Liebe Leser, in dieser Kolumne kommen Sie zu Wort. Schreiben Sie Viktor, er wird auch niemanden verraten. Großes Ehrenwuff!

Viktor

Wie das Leben so spielt…

Vor einem Vierteljahr hat es in der Nachbarschaft bei meinen Freunden, den belgischen Labradors, wieder mal Nachwuchs gegeben. Die sind irgendwie bei der Familienplanung ganz schön aktiv. Labradors, speziell die belgischen, sind schon ein paar ganz gewaltige Brocken, vor allem, wenn sie ausgewachsen sind. Dagegen sind die niederländischen Neufundländer fast schon winzig zu nennen.

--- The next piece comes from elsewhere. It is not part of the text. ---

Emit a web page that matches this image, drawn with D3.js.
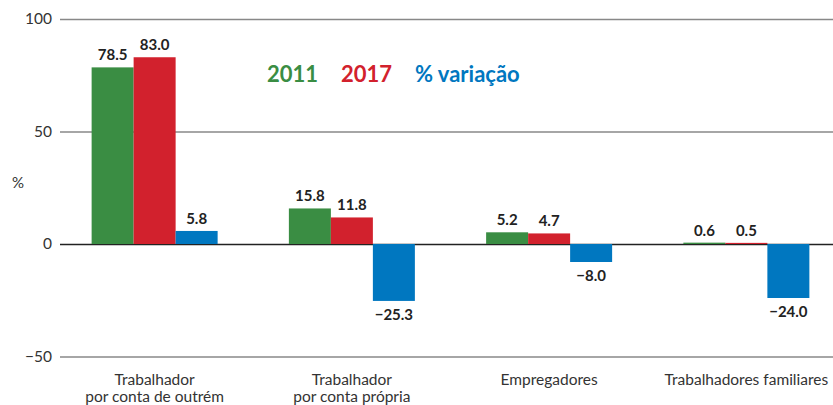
<!DOCTYPE html>
<html>
<head>
<meta charset="utf-8">
<script src="https://cdn.jsdelivr.net/npm/d3@7"></script>
<style>
  body { margin: 0; background: #fff; }
  text { font-family: Lato, "Open Sans", sans-serif; }
</style>
</head>
<body>
<div id="chart"></div>
<script>
// data
var categories = [["Trabalhador", "por conta de outrém"], ["Trabalhador", "por conta própria"], ["Empregadores"], ["Trabalhadores familiares"]];
var seriesNames = ["2011", "2017", "% variação"];
var values2011 = [78.5, 15.8, 5.2, 0.6];
var values2017 = [83.0, 11.8, 4.7, 0.5];
var valuesVar = [5.8, -25.3, -8.0, -24.0];
var yTicks = [100, 50, 0, -50];
var colors = ["#3a8d43", "#d2212d", "#0077c0"];

var svgWidth = 833;
var svgHeight = 405;

var svg = d3.select("#chart")
  .append("svg")
  .attr("width", svgWidth)
  .attr("height", svgHeight);

var y = d3.scaleLinear().domain([-50, 100]).range([356.5, 19]);

var x0 = d3.scaleBand()
  .domain(d3.range(categories.length))
  .range([56, 845]);

var groupW = 126;
var x1 = d3.scaleBand()
  .domain(d3.range(seriesNames.length))
  .range([0, groupW]);

// grid + ticks
var yAxis = svg.append("g")
  .attr("transform", "translate(60,0)")
  .call(d3.axisRight(y).tickValues(yTicks).tickSize(773).tickFormat(d => d < 0 ? "\u2212" + Math.abs(d) : d));
yAxis.select(".domain").remove();
yAxis.selectAll(".tick line")
  .attr("stroke", d => d === 0 ? "#222" : "#888")
  .attr("stroke-width", 1.5);
yAxis.selectAll(".tick text")
  .attr("x", -8)
  .attr("text-anchor", "end")
  .attr("font-size", "15.5px")
  .attr("fill", "#333");

svg.append("text")
  .attr("x", 18)
  .attr("y", 188)
  .attr("text-anchor", "middle")
  .attr("font-size", "15px")
  .attr("fill", "#333")
  .text("%");

// bars
var allSeries = [values2011, values2017, valuesVar];
var rows = [];
allSeries.forEach(function (vals, s) {
  vals.forEach(function (v, i) {
    rows.push({ s: s, i: i, v: v });
  });
});

function barX(d) {
  return x0(d.i) + (x0.bandwidth() - groupW) / 2 + x1(d.s);
}

svg.append("g").selectAll("rect")
  .data(rows)
  .enter()
  .append("rect")
  .attr("x", d => barX(d))
  .attr("width", x1.bandwidth())
  .attr("y", d => y(Math.max(0, d.v)))
  .attr("height", d => Math.abs(y(d.v) - y(0)))
  .attr("fill", d => colors[d.s]);

// value labels
svg.append("g").selectAll("text")
  .data(rows)
  .enter()
  .append("text")
  .attr("x", d => barX(d) + x1.bandwidth() / 2)
  .attr("y", d => d.v >= 0 ? y(d.v) - 7 : y(d.v) + 19)
  .attr("text-anchor", "middle")
  .attr("font-size", "15px")
  .attr("font-weight", "bold")
  .attr("fill", "#222")
  .text(d => d.v < 0 ? "\u2212" + Math.abs(d.v).toFixed(1) : d.v.toFixed(1));

// category labels
var catG = svg.append("g").selectAll("text")
  .data(categories)
  .enter()
  .append("text")
  .attr("x", (d, i) => x0(i) + x0.bandwidth() / 2)
  .attr("y", 385)
  .attr("text-anchor", "middle")
  .attr("font-size", "15.5px")
  .attr("fill", "#333");
catG.selectAll("tspan")
  .data(d => d)
  .enter()
  .append("tspan")
  .attr("x", function () { return d3.select(this.parentNode).attr("x"); })
  .attr("dy", (d, j) => j === 0 ? 0 : 17)
  .text(d => d);

// legend
var legendX = [267, 341, 415];
svg.append("g").selectAll("text")
  .data(seriesNames)
  .enter()
  .append("text")
  .attr("x", (d, i) => legendX[i])
  .attr("y", 82)
  .attr("font-size", "22px")
  .attr("font-weight", "bold")
  .attr("fill", (d, i) => colors[i])
  .text(d => d);
</script>
</body>
</html>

Selbst die dänischen Doggen kommen kaum gegen sie an. Im Grunde genommen sind diese Labradors auch ganz nett. Allerdings glauben sie manchmal, allein aufgrund ihrer Größe seien sie etwas Besonderes. Wenn die durch die Hundewiese laufen, habe ich manchmal den Eindruck, sie gucken auf alle anderen Hunde herunter und überlegen die ganze Zeit, wen sie noch in die Familie aufnehmen können. Den einen oder anderen haben sie auch schon adoptiert, aber langsam verlieren die den Überblick, wer alles zu ihrer Familie gehört und wer nicht. Ich bezweifle auch, dass alle neuen Familienmitglieder in dieser Familie so glücklich geworden sind.
Aber darüber wollte ich eigentlich gar nicht reden. Reden wollte ich über die Frage, wie ich einem kleinen Hund richtiges Benehmen beibringe. Hundeschule ist natürlich eine Möglichkeit, aber immer nur dieser theoretische Unterricht ohne praktischen Bezug – ich weiß nicht! Ich glaube nicht, dass einen das weiter bringt, vor allem, wenn man so gute Erzieher hat wie zum Beispiel Frauchen. Die hat das mit mir damals irgendwie cleverer angestellt: Ich durfte von Anfang an überall mit hin und musste meine eigenen Erfahrungen machen. Das war nicht immer angenehm und das eine oder andere Mal habe ich mir auch – zum Glück nur im übertragenen Sinne – eine blutige Nase geholt. Aber gelernt habe ich wahnsinnig viel. Wie gesagt, überall war ich mit, sogar zu Hunde-Kongressen durfte ich, um mitzukriegen, wie das Leben so spielt. Frauchen hat immer gesagt: „Komm mit, das kostet zwar mehr Geld, aber nur so lernst Du etwas.“ Und Frauchen hat Recht behalten – wie immer.
Ich habe eine Menge gelernt. Eins aber war merkwürdig: Von den Labradors, den Neufundländern und den Doggen habe ich immer nur die Eltern getroffen, die Kinder mussten offensichtlich zu Hause bleiben. Ob die vielleicht doch nicht so viel Geld haben und an allen Ecken und Enden sparen müssen? Oder ob die glauben, die Kleinen stören nur? Ich weiß es nicht. Eines aber weiß ich genau: Hätte Frauchen mich nicht überall hin mitgenommen, wer weiß, was aus mir geworden wäre. Sicherlich nicht das, was ich heute bin. Und vor allem: Frauchen hätte bestimmt nicht so viel Grund, stolz auf mich zu sein.